One league that will be watching MLB’s attempted trick shot incredibly closely is the NFL, which is also playing at home stadiums and even toying with allowing fans in the stands, like NASCAR has the last two weekends. With training camp just a week away, the NFL and its players union are fighting in a way that’s not dissimilar to the MLB-union fracas, largely about safety issues at camp. If baseball’s plan blows up, it makes it that much more difficult for football to proceed. But if MLB makes it through the year, the NFL will surely have no issue barreling through their schedule as well, much to the relief of television executives everywhere.
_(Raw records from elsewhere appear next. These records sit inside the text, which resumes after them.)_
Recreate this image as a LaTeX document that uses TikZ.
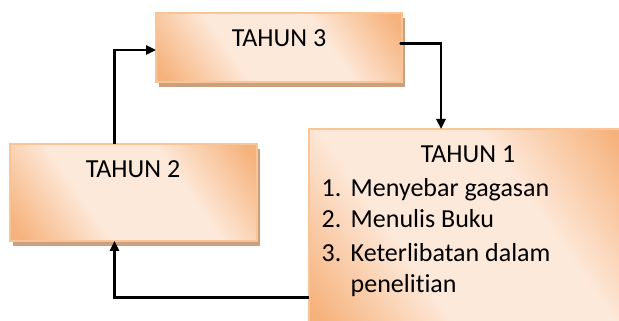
\documentclass[tikz,border=0pt]{standalone}
\usepackage{fontspec}
\setmainfont{Carlito}[Ligatures=NoCommon]
\usetikzlibrary{arrows.meta}
\definecolor{edgeor}{HTML}{F6B27C}
\definecolor{lightor}{HTML}{FDE9DA}
\definecolor{bordor}{HTML}{F9C597}
\definecolor{shadowc}{HTML}{C9A080}
\pgfdeclarehorizontalshading{wordgrad}{100bp}{color(0bp)=(edgeor); color(18bp)=(edgeor); color(38bp)=(lightor); color(62bp)=(lightor); color(82bp)=(edgeor); color(100bp)=(edgeor)}
\tikzset{
  boxstyle/.style={draw=bordor, line width=1.5pt, shading=wordgrad, shading angle=35, inner sep=0pt, outer sep=0pt},
  conn/.style={draw=black, line width=2.4pt, -{Triangle[length=10pt,width=9pt]}},
  lbl/.style={font=\fontsize{26}{32}\selectfont, inner sep=0pt}
}
\begin{document}
\begin{tikzpicture}[x=1pt,y=1pt]
\useasboundingbox (0,0) rectangle (619,321);
\clip (0,0) rectangle (619,321);
% shadows
\fill[shadowc] (159,233.5) rectangle (405,302.5);
\fill[shadowc] (13,74.5) rectangle (260,171.5);
% boxes
\node[boxstyle, minimum width=246pt, minimum height=69pt] (box3) at (279,273.5) {};
\node[boxstyle, minimum width=247pt, minimum height=97pt] (box2) at (133.5,128.5) {};
\node[boxstyle, minimum width=321pt, minimum height=201pt] (box1) at (469.5,91.5) {};
% texts
\node[lbl, anchor=mid] (t3) at (279,277) {TAHUN 3};
\node[lbl, anchor=mid] (t2) at (133,146) {TAHUN 2};
\node[lbl, anchor=mid] (t1) at (468,161) {TAHUN 1};
\node[lbl, anchor=mid west] (n1) at (321.5,127) {1.};
\node[lbl, anchor=mid west] (i1) at (350.5,127) {Menyebar gagasan};
\node[lbl, anchor=mid west] (n2) at (321.5,96) {2.};
\node[lbl, anchor=mid west] (i2) at (350.5,96) {Menulis Buku};
\node[lbl, anchor=mid west] (n3) at (321.5,62) {3.};
\node[lbl, anchor=mid west] (i3) at (350.5,62) {Keterlibatan dalam};
\node[lbl, anchor=mid west] (i4) at (350.5,31) {penelitian};
% connectors
\coordinate (s3) at ([xshift=-1.5pt,yshift=4pt]box3.east);
\draw[conn, line cap=round] (s3) -- (s3 -| 441,0) -- (441,0 |- box1.north);
\draw[conn] (box2.north -| 114.5,0) -- (114.5,0 |- 0,271) -- (box3.west |- 0,271);
\draw[conn] (box1.west |- 0,23.3) -- (114.5,23.3) -- (114.5,0 |- box2.south);
\end{tikzpicture}
\end{document}
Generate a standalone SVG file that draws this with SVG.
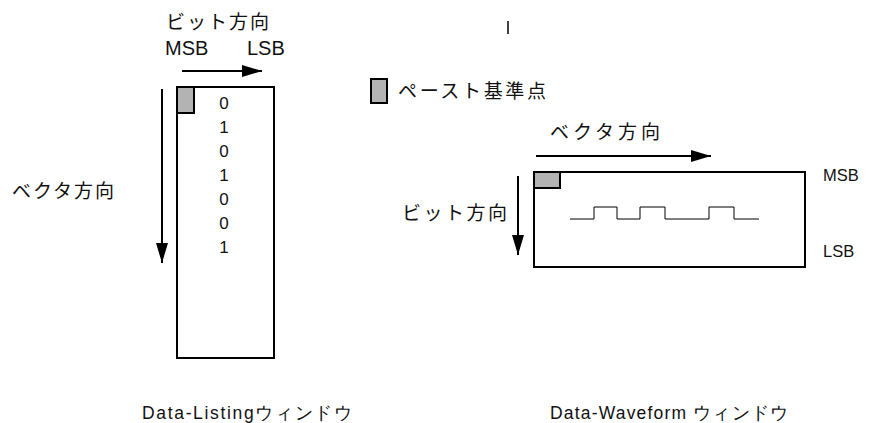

There are arguments, fair arguments, about whether or not baseball should even try to come back at all in the midst of this pandemic. I’ve struggled with the question myself. But it is coming back, this Thursday night, with the Yankees and the defending champion Nationals, and then with a full slate of games on Friday and throughout the next two months. The exhibition games with no fans have turned out to be decidedly more fun than many had worried, and the cutouts of spectators (and dogs) at Citi Field on Saturday night were undeniably charming.
There are going to be more snags, and one can only hope and pray that any future COVID positives lead to more quick recoveries. (This is far from assured.) But if baseball can pull this off, it doesn’t just give hope to the NFL; it will usher in a dizzying period of American sports over the next month-plus. The WNBA begins its season this weekend; the NHL and NBA will both begin next week. We will have gone from no sports in the United States to a flood of them — at the exact moment the pandemic is raging like never before. How’s it going to work out? No one has any idea. It may be glorious. It may be a disaster. But it will be, as always, uniquely American: all in, plunging forward, hoping for the best, trying to sneak in what you can, while you can. And it will be absolutely riveting to watch.